面向多源信息聚类与私有特征学习的情感分析

doi:10.3778/j.issn.1002-8331.2409-0391

摘要/Abstract

摘要： 针对目前情感分析模型的研究大多侧重于文本模态处理，而音频和视频模态的处理相对简单，未能充分挖掘其在增强情感信息方面的潜力，并且存在跨模态特征融合中的信息冗余问题。为此，提出了一种名为面向多源信息聚类与私有特征学习的情感分析的模型。引入隐性聚类的思维，通过跨模态注意力机制优化音视频与文本特征的互补能力，将不同模态的特征划分为若干类簇，以减少无关信息对融合过程的干扰。进一步地，通过特征一致性增强机制使用马氏距离度量方法对音视频模态特征进行增强和过滤，从而提升情感信息密度。与此同时，采用自适应权重调控机制，根据类簇的语义一致性来调节音视频模态的融合权重比例，并结合文本模态来消除模态间的语义歧义。此外，模型还引入自监督学习策略，进一步增强单模态的情感预测能力，帮助模型学到各模态的独特特性。实验结果表明，在CMU-MOSEI和CMU-MOSI数据集上，该模型在情感分类任务中的表现显著提升，验证了其在多模态信息融合和冗余信息抑制方面的有效性。
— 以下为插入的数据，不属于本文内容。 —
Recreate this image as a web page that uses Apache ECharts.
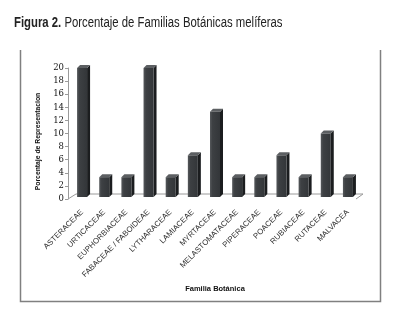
<!DOCTYPE html>
<html>
<head>
<meta charset="utf-8">
<script src="https://cdn.jsdelivr.net/npm/echarts@6/dist/echarts.min.js"></script>
<style>
  html, body { margin: 0; padding: 0; background: #fff; }
  #chart { width: 409px; height: 318px; }
</style>
</head>
<body>
<div id="chart"></div>
<script>
const familias = [
  "ASTERACEAE", "URTICACEAE", "EUPHORBIACEAE", "FABACEAE / FABOIDEAE",
  "LYTHARACEAE", "LAMIACEAE", "MYRTACEAE", "MELASTOMATACEAE",
  "PIPERACEAE", "POACEAE", "RUBIACEAE", "RUTACEAE", "MALVACEA"
];
const porcentajes = [20, 3.33, 3.33, 20, 3.33, 6.67, 13.33, 3.33, 3.33, 6.67, 3.33, 10, 3.33];
const yTicks = [0, 2, 4, 6, 8, 10, 12, 14, 16, 18, 20];

const chart = echarts.init(document.getElementById("chart"));

// depth of the fake 3D look
const DX = 3, DY = -3, BAR_W = 10;

function renderBar(params, api) {
  const top = api.coord([api.value(0), api.value(1)]);
  const base = api.coord([api.value(0), 0]);
  const l = top[0] - BAR_W / 2, r = top[0] + BAR_W / 2;
  const yt = top[1], yb = base[1] - 2;
  return {
    type: "group",
    children: [
      {
        type: "polygon",
        shape: { points: [[r, yt], [r + DX, yt + DY], [r + DX, yb + DY], [r, yb]] },
        style: { fill: "#1b1d1f" }
      },
      {
        type: "polygon",
        shape: { points: [[l, yt], [l + DX, yt + DY], [r + DX, yt + DY], [r, yt]] },
        style: { fill: "#5c5f62" }
      },
      {
        type: "rect",
        shape: { x: l, y: yt, width: BAR_W, height: yb - yt },
        style: {
          fill: new echarts.graphic.LinearGradient(0, 0, 1, 0, [
            { offset: 0, color: "#55585b" },
            { offset: 0.25, color: "#3d4043" },
            { offset: 1, color: "#333639" }
          ])
        }
      }
    ]
  };
}

function renderFloor(params, api) {
  const cs = params.coordSys;
  const x0 = cs.x, x1 = cs.x + cs.width, y0 = cs.y + cs.height;
  return {
    type: "polyline",
    shape: { points: [[x1 - 3, y0], [x1 + 4, y0 - 5], [x0 + 5, y0 - 5], [x0 - 3, y0]] },
    style: { stroke: "#9a9a9a", lineWidth: 1, fill: null }
  };
}

const option = {
  animation: false,
  backgroundColor: "#fff",
  graphic: [
    {
      // condensed look for the caption
      type: "text",
      x: 14,
      y: 16,
      scaleX: 0.81,
      style: {
        text: "{b|Figura 2.} Porcentaje de Familias Botánicas melíferas",
        fontFamily: "Liberation Sans",
        fontSize: 14,
        fill: "#222",
        rich: {
          b: { fontFamily: "Liberation Sans", fontSize: 14, fontWeight: "bold", fill: "#222" }
        }
      }
    },
    {
      type: "polyline",
      shape: { points: [[20.5, 50], [20.5, 301.5], [380.5, 301.5], [380.5, 50]] },
      style: { stroke: "#808080", lineWidth: 1.5, fill: null }
    }
  ],
  grid: { left: 71, right: 50, top: 68, bottom: 119 },
  xAxis: {
    type: "category",
    data: familias,
    name: "Familia Botánica",
    nameLocation: "middle",
    nameGap: 86,
    nameTextStyle: { fontFamily: "Liberation Sans", fontSize: 7.5, fontWeight: "bold", color: "#111" },
    axisLine: { show: false },
    axisTick: { show: false },
    axisLabel: {
      interval: 0,
      rotate: 45,
      margin: 12,
      fontFamily: "Liberation Sans",
      fontSize: 7.8,
      color: "#333"
    }
  },
  yAxis: {
    type: "value",
    min: yTicks[0],
    max: yTicks[yTicks.length - 1],
    interval: 2,
    offset: 3,
    name: "Porcentaje de Representacion",
    nameLocation: "middle",
    nameGap: 26,
    nameTextStyle: {
      fontFamily: "Liberation Sans", fontSize: 6.8, fontWeight: "bold", color: "#111",
      padding: [0, 16, 0, 0]
    },
    axisLine: { show: true, lineStyle: { color: "#9a9a9a", width: 1 } },
    axisTick: { show: true, length: 3, lineStyle: { color: "#9a9a9a" } },
    axisLabel: {
      margin: 4,
      fontFamily: "DejaVu Serif",
      fontSize: 8.5,
      color: "#111"
    },
    splitLine: { show: false }
  },
  series: [
    {
      type: "custom",
      renderItem: renderFloor,
      data: [[0, 0]],
      encode: { x: 0, y: 1 },
      silent: true,
      z: 1
    },
    {
      type: "custom",
      renderItem: renderBar,
      data: porcentajes.map((v, i) => [i, v]),
      encode: { x: 0, y: 1 },
      z: 2
    }
  ]
};

chart.setOption(option);
</script>
</body>
</html>
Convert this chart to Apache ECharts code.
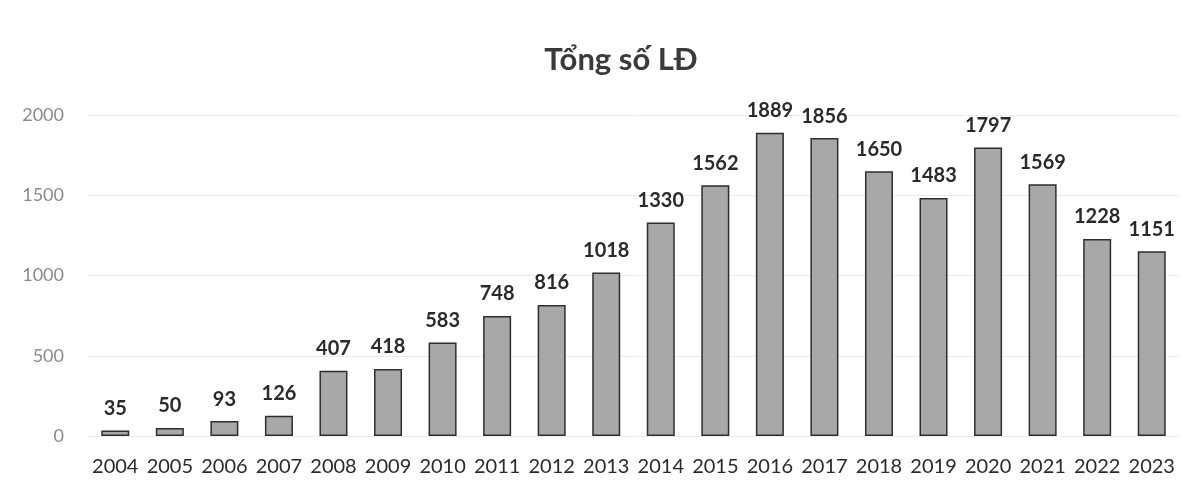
<!DOCTYPE html>
<html><head><meta charset="utf-8">
<script src="https://cdn.jsdelivr.net/npm/echarts@6/dist/echarts.min.js"></script>
<style>html,body{margin:0;padding:0;background:#fff}#c{width:1202px;height:488px}</style>
</head><body><div id="c"></div>
<script>
const title = "Tổng số LĐ";
const years = ["2004","2005","2006","2007","2008","2009","2010","2011","2012","2013","2014","2015","2016","2017","2018","2019","2020","2021","2022","2023"];
const workers = [35,50,93,126,407,418,583,748,816,1018,1330,1562,1889,1856,1650,1483,1797,1569,1228,1151];
const yTicks = [0,500,1000,1500,2000];

const chart = echarts.init(document.getElementById('c'), null, {renderer:'canvas'});
chart.setOption({
  backgroundColor:'#fff',
  animation:false,
  title:{text:title,left:616,top:39,textAlign:'center',
    textStyle:{fontFamily:'Lato, "Open Sans", sans-serif',fontSize:31,fontWeight:'bold',color:'#3a3a3a'}},
  grid:{left:88,right:23,top:115,bottom:52},
  xAxis:{type:'category',data:years,
    axisLine:{show:false},axisTick:{show:false},
    axisLabel:{margin:21,fontFamily:'Lato, "Open Sans", sans-serif',fontSize:20,color:'#2a2a2a',interval:0}},
  yAxis:{type:'value',min:yTicks[0],max:yTicks[yTicks.length-1],interval:500,
    axisLine:{show:false},axisTick:{show:false},
    splitLine:{lineStyle:{color:'#ececec',width:1}},
    axisLabel:{margin:24,fontFamily:'Lato, "Open Sans", sans-serif',fontSize:18,color:'#8a8a8a',
      formatter:v=>String(v)}},
  series:[{type:'bar',data:workers,barWidth:28,
    itemStyle:{color:'#a8a8a8',borderColor:'#2e2e2e',borderWidth:1.5},
    label:{show:true,position:'top',distance:12,fontFamily:'Lato, "Open Sans", sans-serif',fontSize:20,fontWeight:'bold',color:'#2a2a2a'}}]
});
</script></body></html>
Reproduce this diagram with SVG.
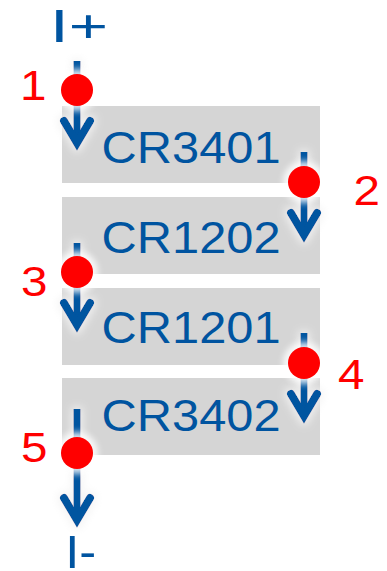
<svg xmlns="http://www.w3.org/2000/svg" width="387" height="571" viewBox="0 0 387 571">
<style>
.box{fill:#d5d5d5}
.lbl{font-family:"Liberation Sans",Arial,sans-serif;font-size:44px;fill:#0054a0}
.num{font-family:"Liberation Sans",Arial,sans-serif;font-size:43px;fill:#ff0000}
.term{font-family:"Liberation Sans",Arial,sans-serif;font-size:46px;fill:#0054a0}
.shaft{stroke:#0054a0;stroke-width:7;fill:none}
.head{stroke:#0054a0;stroke-width:8;fill:none;stroke-linecap:round;stroke-linejoin:miter;stroke-miterlimit:10}
.dot{fill:#ff0000}
.halo{fill:#ffffff;opacity:0.85}
</style>
<defs>
<filter id="glow" filterUnits="userSpaceOnUse" x="0" y="0" width="387" height="571">
<feMorphology in="SourceAlpha" operator="dilate" radius="2" result="d"/>
<feGaussianBlur in="d" stdDeviation="4" result="b"/>
<feFlood flood-color="#f3f3f3" flood-opacity="0.9"/>
<feComposite in2="b" operator="in" result="g"/>
<feMerge><feMergeNode in="g"/><feMergeNode in="SourceGraphic"/></feMerge>
</filter>
<filter id="blur" x="-50%" y="-50%" width="200%" height="200%">
<feGaussianBlur stdDeviation="3"/>
</filter>
</defs>

<g id="CR3401">
<rect class="box" x="62" y="106" width="258" height="77"/>
<text class="lbl" x="101.6" y="163" textLength="179" lengthAdjust="spacingAndGlyphs">CR3401</text>
</g>
<g id="CR1202">
<rect class="box" x="62" y="197" width="258" height="77"/>
<text class="lbl" x="101.6" y="253" textLength="179" lengthAdjust="spacingAndGlyphs">CR1202</text>
</g>
<g id="CR1201">
<rect class="box" x="62" y="288" width="258" height="77"/>
<text class="lbl" x="101.6" y="343" textLength="179" lengthAdjust="spacingAndGlyphs">CR1201</text>
</g>
<g id="CR3402">
<rect class="box" x="62" y="378" width="258" height="77"/>
<text class="lbl" x="101.6" y="431" textLength="179" lengthAdjust="spacingAndGlyphs">CR3402</text>
</g>

<g id="terminals">
<text class="term" x="50" y="42" textLength="58" lengthAdjust="spacingAndGlyphs">I+</text>
<text class="term" x="65.2" y="568" textLength="31" lengthAdjust="spacingAndGlyphs">I-</text>
</g>

<g id="connectors">
<g id="arrow1" filter="url(#glow)">
<line class="shaft" x1="77" y1="61" x2="77" y2="142"/>
<polyline class="head" points="64,121 77,143 90,121"/>
</g>
<g id="arrow2" filter="url(#glow)">
<line class="shaft" x1="304" y1="152" x2="304" y2="234"/>
<polyline class="head" points="291,213 304,235 317,213"/>
</g>
<g id="arrow3" filter="url(#glow)">
<line class="shaft" x1="77" y1="243" x2="77" y2="324"/>
<polyline class="head" points="64,303 77,325 90,303"/>
</g>
<g id="arrow4" filter="url(#glow)">
<line class="shaft" x1="304" y1="333" x2="304" y2="415"/>
<polyline class="head" points="291,394 304,416 317,394"/>
</g>
<g id="arrow5" filter="url(#glow)">
<line class="shaft" x1="77" y1="409" x2="77" y2="519"/>
<polyline class="head" points="64,498 77,520 90,498"/>
</g>
</g>

<g id="node1">
<circle class="halo" cx="77" cy="90" r="21" filter="url(#blur)"/>
<circle class="dot" cx="77" cy="90" r="16"/>
<text class="num" x="20" y="100" textLength="26.5" lengthAdjust="spacingAndGlyphs">1</text>
</g>
<g id="node2">
<circle class="halo" cx="304" cy="182" r="21" filter="url(#blur)"/>
<circle class="dot" cx="304" cy="182" r="16"/>
<text class="num" x="353.5" y="205" textLength="26.5" lengthAdjust="spacingAndGlyphs">2</text>
</g>
<g id="node3">
<circle class="halo" cx="77" cy="272" r="21" filter="url(#blur)"/>
<circle class="dot" cx="77" cy="272" r="16"/>
<text class="num" x="21" y="296" textLength="26.5" lengthAdjust="spacingAndGlyphs">3</text>
</g>
<g id="node4">
<circle class="halo" cx="304" cy="363" r="21" filter="url(#blur)"/>
<circle class="dot" cx="304" cy="363" r="16"/>
<text class="num" x="338" y="389" textLength="26.5" lengthAdjust="spacingAndGlyphs">4</text>
</g>
<g id="node5">
<circle class="halo" cx="77" cy="453" r="21" filter="url(#blur)"/>
<circle class="dot" cx="77" cy="453" r="16"/>
<text class="num" x="21" y="462" textLength="26.5" lengthAdjust="spacingAndGlyphs">5</text>
</g>
</svg>
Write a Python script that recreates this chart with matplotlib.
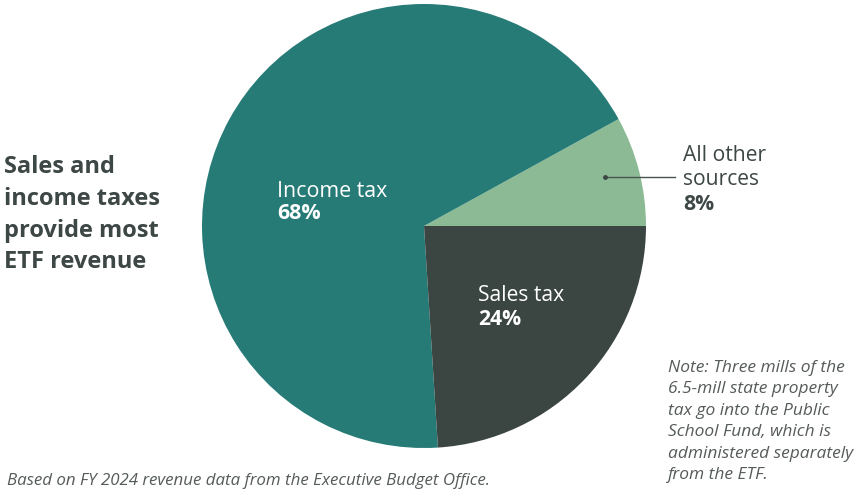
import matplotlib.pyplot as plt

# revenue shares, counter-clockwise from 3 o'clock
labels = ['All other\nsources', 'Income tax', 'Sales tax']
shares = [8, 68, 24]
colors = ['#8bba94', '#267b77', '#3b4643']

title_lines = ['Sales and', 'income taxes', 'provide most', 'ETF revenue']
note = ('Note: Three mills of the\n6.5-mill state property\ntax go into the Public\n'
        'School Fund, which is\nadministered separately\nfrom the ETF.')
source = 'Based on FY 2024 revenue data from the Executive Budget Office.'

W, H = 856, 491
plt.rcParams['font.family'] = ['Open Sans', 'DejaVu Sans']


def px(x, y):
    return x / W, 1 - y / H


def main():
    fig = plt.figure(figsize=(W / 100, H / 100), dpi=100)
    ax = fig.add_axes([202 / W, 43 / H, 444 / W, 444 / H])
    ax.pie(shares, colors=colors, startangle=0, counterclock=True, radius=1,
           wedgeprops=dict(linewidth=0))
    ax.set_xlim(-1, 1)
    ax.set_ylim(-1, 1)
    ax.set_aspect('equal')
    ax.axis('off')

    dark = '#3d4745'
    for i, line in enumerate(title_lines):
        fig.text(*px(4, 173 + 31.8 * i), line, fontsize=17, fontweight='bold',
                 color=dark, va='baseline', ha='left')

    # slice labels: name then bold percentage
    fig.text(*px(277, 197), 'Income tax', fontsize=15.4, color='white', va='baseline')
    fig.text(*px(277, 219), f'{shares[1]}%', fontsize=15.4, fontweight='bold',
             color='white', va='baseline')
    fig.text(*px(478, 301), 'Sales tax', fontsize=15.2, color='white', va='baseline')
    fig.text(*px(478, 325), f'{shares[2]}%', fontsize=15.2, fontweight='bold',
             color='white', va='baseline')

    name_lines = labels[0].split('\n')
    fig.text(*px(683, 161), name_lines[0], fontsize=15.2, color=dark, va='baseline')
    fig.text(*px(683, 185), name_lines[1], fontsize=15.2, color=dark, va='baseline')
    fig.text(*px(683, 210), f'{shares[0]}%', fontsize=15.2, fontweight='bold',
             color=dark, va='baseline')
    x0, y0 = px(605, 177)
    x1, y1 = px(675, 177)
    fig.add_artist(plt.Line2D([x0, x1], [y0, y1], color='#4a5552', linewidth=1,
                              transform=fig.transFigure))
    fig.add_artist(plt.Line2D([x0], [y0], marker='o', markersize=2.5,
                              color='#3d4745', transform=fig.transFigure))

    fig.text(*px(668, 360), note, fontsize=12.5, style='italic', color='#555b59',
             va='top', ha='left', linespacing=1.45)
    fig.text(*px(7, 485), source, fontsize=12.2, style='italic', color='#555b59',
             va='baseline', ha='left')

    fig.savefig('out.png', dpi=100)


if __name__ == '__main__':
    main()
关键词: 多模态情感分析, 注意力机制, 隐性聚类, 马氏距离, 自监督学习

Abstract: Current sentiment analysis models often focus on text modality processing, while the handling of audio and video modalities remains relatively simple, failing to fully exploit their potential in enhancing emotional information. Additionally, there is the issue of information redundancy in cross-modal feature fusion. To address these challenges, this paper proposes a sentiment analysis model based on multimodal information clustering and private feature learning. By introducing the concept of latent clustering thinking, the model optimizes the complementarity of audio, vision, and text features through a cross-modal attention mechanism, dividing the features of different modalities into several clusters to reduce the interference of irrelevant information during the fusion process. Furthermore, a feature consistency enhancement mechanism using Mahalanobis distance is employed to enhance and filter audio and video modality features, thereby increasing the density of emotional information. Simultaneously, an adaptive weight adjustment mechanism is applied, which adjusts the fusion weight ratio of the audio and video modalities based on the semantic consistency of the clusters and combines them with the text modality to eliminate semantic ambiguity between modalities. Additionally, the model incorporates a self-supervised learning strategy to further enhance the emotional prediction ability of each modality, helping the model learn the unique characteristics of each modality. Experimental results on the CMU-MOSEI and CMU-MOSI datasets show significant improvements in sentiment classification performance, validating the effectiveness of the model in multimodal information fusion and redundancy suppression.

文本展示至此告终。